How should data-mining technologies like TIA be regulated in a democracy? It makes little sense to insist on rigid interpretations of FISA. This isn't only because when the law was passed by Congress 30 years ago, terrorist threats on al Qaeda's scale did not yet exist and technological developments hadn't gone so far in potentially giving unprecedented destructive power to small groups and even individuals. Today's changed technological context, additionally, invalidates FISA's basic assumptions.
In an essay published next month in the New York University Review of Law and Security, titled "Whispering Wires and Warrantless Wiretaps: Data Mining and Foreign Intelligence Surveillance," K. Taipale, executive director of the Center for Advanced Studies in Science and Technology Policy, points out that in 1978, when FISA was drafted, it made sense to speak exclusively about intercepting a targeted communication, where there were usually two known ends and a dedicated communication channel that could be wiretapped.
With today's networks, however, data and increasingly voice communications are broken into discrete packets. Intercepting such communications requires that filters be deployed at various communication nodes to scan all passing traffic with the hope of finding and extracting the packets of interest and reassembling them. Thus, even targeting a specific message from a known sender today generally requires scanning and filtering the entire communication flow in which it's embedded. Given that situation, FISA is clearly inadequate because, Taipale argues, were it to be "applied strictly according to its terms prior to any 'electronic surveillance' of foreign communication flows passing through the U.S. or where there is a substantial likelihood of intercepting U.S. persons, then no automated monitoring of any kind could occur."
Taipale proposes not that FISA should be discarded, but that it should be modified to allow for the electronic surveillance equivalent of a Terry stop -- under U.S. law, the brief "stop and frisk" of a person by a law enforcement officer based on the legal standard of reasonable suspicion. In the context of automated data mining, it would mean that if suspicion turned out to be unjustified, after further monitoring, it would be discontinued. If, on the other hand, continued suspicion was reasonable, then it would continue, and at a certain point be escalated so that human agents would be called in to decide whether a suspicious individual's identity should be determined and a FISA warrant issued.

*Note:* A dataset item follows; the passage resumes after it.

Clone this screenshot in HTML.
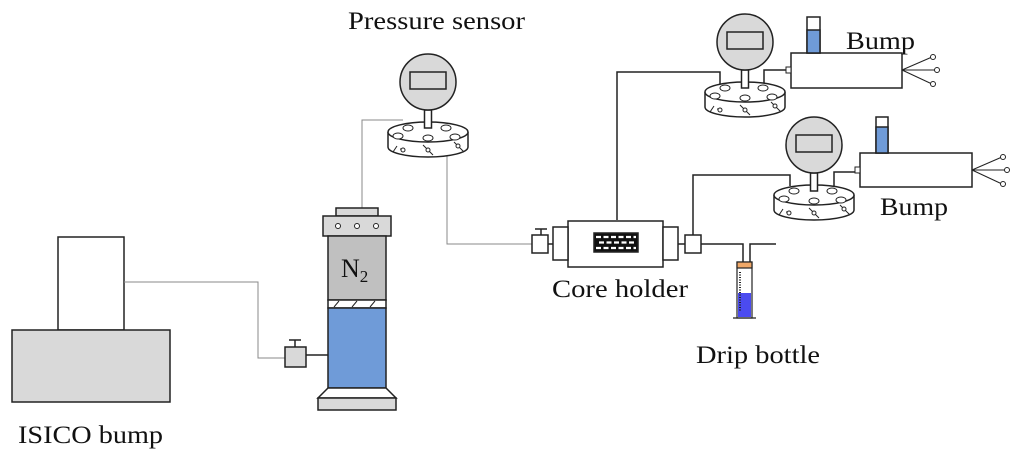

To attempt to maintain FISA and the rest of our current laws about privacy without modifications to address today's changed technological context, Taipale insists, amounts to a kind of absolutism that is ultimately self-defeating. For example, one of the technologies in the original TIA project, the Genisys Privacy Protection program, was intended to enable greater access to data for security reasons while simultaneously protecting individuals' privacy by providing critical data to analysts via anonymized transaction data and by exposing identity only if evidence and appropriate authorization was obtained for further investigation. Ironically, Genisys was the one technology that definitely had its funding terminated and was not continued by another government agency after the public outcry over TIA.